Ia menyampaikan, saat ini tingkat perceraian tinggi dan bagaimanapun tindakan perceraian tentu merugikan pihak istri atau perempuan.
"Sebaiknya sekarang bantuan pemerintah jangan hanya Rp 600.000 itu saja, tapi perempuan juga memperoleh, jangan cuma kepala keluarga saja," lanjut dia.
Selain itu, Budi mengungkapkan bahwa dulunya kasus gugatan perceraian diajukan oleh pihak pria atau suami.
Ia menimbang, bahwa jika pada keluarga justru istri yang meminta cerai, maka mereka sudah siap bercerai.
Budi mengungkapkan, angka perceraian akan terus bertambah jika persoalan ekonomi tidak diselesaikan.
Komitmen dalam pernikahan
Sementara itu, diberitakan Kompas.com (25/6/2020), psikolog Personal Growth, Gracia Ivonika mengungkapkan faktor pemicu pasangan memilih untuk bercerai perlu dilihat dari berbagai aspek.

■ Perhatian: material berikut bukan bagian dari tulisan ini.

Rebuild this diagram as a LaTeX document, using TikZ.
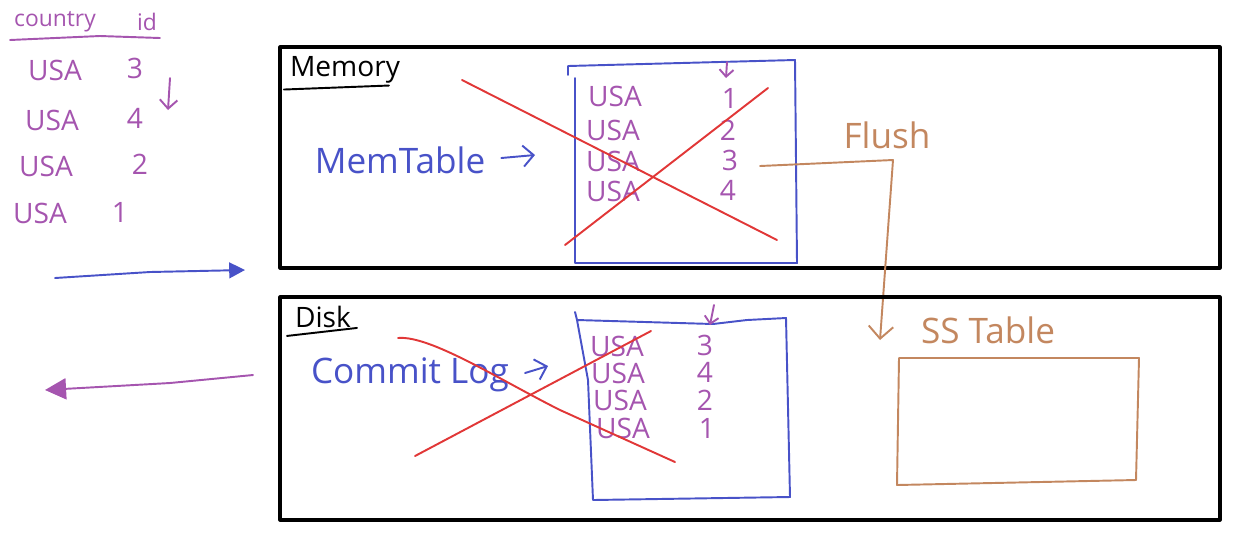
\documentclass[tikz,border=0pt]{standalone}
\usepackage{fontspec}
\setmainfont{Open Sans}
\usetikzlibrary{positioning,arrows.meta}

\definecolor{penblue}{RGB}{72,82,200}
\definecolor{penpurple}{RGB}{165,85,175}
\definecolor{penred}{RGB}{225,55,55}
\definecolor{penbrown}{RGB}{195,135,95}

\begin{document}
\begin{tikzpicture}[x=0.02cm,y=-0.02cm,line cap=round,line join=round]
  \tikzstyle{hand}=[inner sep=1pt,font=\fontsize{16}{16}\selectfont]
  \tikzstyle{big}=[inner sep=1pt,font=\fontsize{20}{20}\selectfont]
  \tikzstyle{row}=[hand,text=penpurple]
  \tikzstyle{frame}=[draw=black,line width=1.8pt]
  \tikzstyle{pen}=[line width=1.1pt]
  \tikzstyle{cross}=[pen,draw=penred]
  \useasboundingbox (0,0) rectangle (1250,539);

  % input table on the left
  \node[row,font=\fontsize{13}{13}\selectfont] (country) at (55,22) {country};
  \node[row,font=\fontsize{13}{13}\selectfont] (id) at (147,22) {id};
  \draw[pen,penpurple] (10,40) -- (100,36) -- (160,38);
  \node[row] (u1) at (55,70)  {USA};  \node[row] (i1) at (135,68)  {3};
  \node[row] (u2) at (52,120) {USA};  \node[row] (i2) at (135,118) {4};
  \node[row] (u3) at (46,166) {USA};  \node[row] (i3) at (140,164) {2};
  \node[row] (u4) at (40,213) {USA};  \node[row] (i4) at (120,212) {1};
  \coordinate (ordtop) at (170,78);
  \coordinate (ordbot) at (168,110);
  \draw[pen,penpurple,-{Straight Barb[length=5pt]}] (ordtop) -- (ordbot);

  % write in / read out
  \coordinate (inA) at (55,278);
  \coordinate (inB) at (245,270);
  \draw[pen,penblue,-{Triangle[length=9pt,width=9pt]}] (inA) -- (150,272) -- (inB);
  \coordinate (outA) at (253,375);
  \coordinate (outB) at (45,390);
  \draw[pen,penpurple,-{Triangle[length=12pt,width=12pt]}] (outA) -- (170,383) -- (outB);

  % Memory
  \draw[frame] (280,47) rectangle (1220,268);
  \node[hand] (memory) at (345,70) {Memory};
  \draw[pen] (memory.south west) ++(-4,4) -- ++(105,-4);
  \draw[pen,penblue] (568,75) -- (568,66) -- (795,60) -- (797,263) -- (575,263) -- (575,78);
  \node[row] (m1) at (615,96)  {USA};  \node[row] (n1) at (730,98)  {1};
  \node[row] (m2) at (613,130) {USA};  \node[row] (n2) at (728,130) {2};
  \node[row] (m3) at (613,161) {USA};  \node[row] (n3) at (730,160) {3};
  \node[row] (m4) at (613,191) {USA};  \node[row] (n4) at (728,190) {4};
  \coordinate (mdA) at (727,62);
  \coordinate (mdB) at (726,78);
  \draw[pen,penpurple,-{Straight Barb[length=4pt]}] (mdA) -- (mdB);
  \node[big,text=penblue] (memtable) at (400,160) {MemTable};
  \coordinate (mtarr) at (535,155);
  \draw[pen,penblue,-{Straight Barb[length=6pt]}] (memtable.east) ++(14,-2) -- (mtarr);
  \draw[cross] (462,80) -- (777,240);
  \draw[cross] (565,245) -- (768,88);

  % Flush
  \node[big,text=penbrown] (flush) at (887,135) {Flush};
  \coordinate (flc) at (893,160);
  \coordinate (fle) at (880,340);
  \draw[pen,penbrown,-{Straight Barb[length=7pt]}] (n3.east) ++(20,6) -- (flc) -- (fle);

  % Disk
  \draw[frame] (280,297) rectangle (1220,520);
  \node[hand] (disk) at (323,317) {Disk};
  \draw[pen] (disk.south west) ++(-6,6) -- ++(70,-8);
  \draw[pen,penblue] (575,312) -- (577,320) -- (713,324) -- (747,320) -- (786,318)
    -- (790,497) -- (593,500) -- (588,380) -- (577,320);
  \node[row] (c1) at (617,346) {USA};  \node[row] (k1) at (705,345) {3};
  \node[row] (c2) at (618,373) {USA};  \node[row] (k2) at (705,372) {4};
  \node[row] (c3) at (620,400) {USA};  \node[row] (k3) at (705,400) {2};
  \node[row] (c4) at (623,428) {USA};  \node[row] (k4) at (707,428) {1};
  \coordinate (cdA) at (714,305);
  \coordinate (cdB) at (710,325);
  \draw[pen,penpurple,-{Straight Barb[length=4pt]}] (cdA) -- (cdB);
  \node[big,text=penblue] (commitlog) at (410,375) {Commit Log};
  \coordinate (clarr) at (548,366);
  \draw[pen,penblue,-{Straight Barb[length=6pt]}] (commitlog.east) ++(14,-2) -- (clarr);
  \draw[cross] (398,338) .. controls (430,335) and (500,380) .. (560,410) -- (675,462);
  \draw[cross] (415,456) -- (651,331);

  % SSTable
  \node[big,text=penbrown] (sstable) at (988,330) {SS Table};
  \draw[pen,penbrown] (899,358) -- (1139,358) -- (1136,480) -- (897,485) -- cycle;
\end{tikzpicture}
\end{document}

Pertama, dari aspek masing-masing individu yakni seberapa masing-masing individu sudah siap dan matang secara usia dan psikologis untuk menjalani kehidupan pernikahan, juga isu-isu personal lainnya.
Selain itu, bagaimana suatu pasangan mampu untuk bekerja sama sebagai partner hidup, berkompromi menerima satu sama lain, dan menjalani komitmen dalam pernikahan.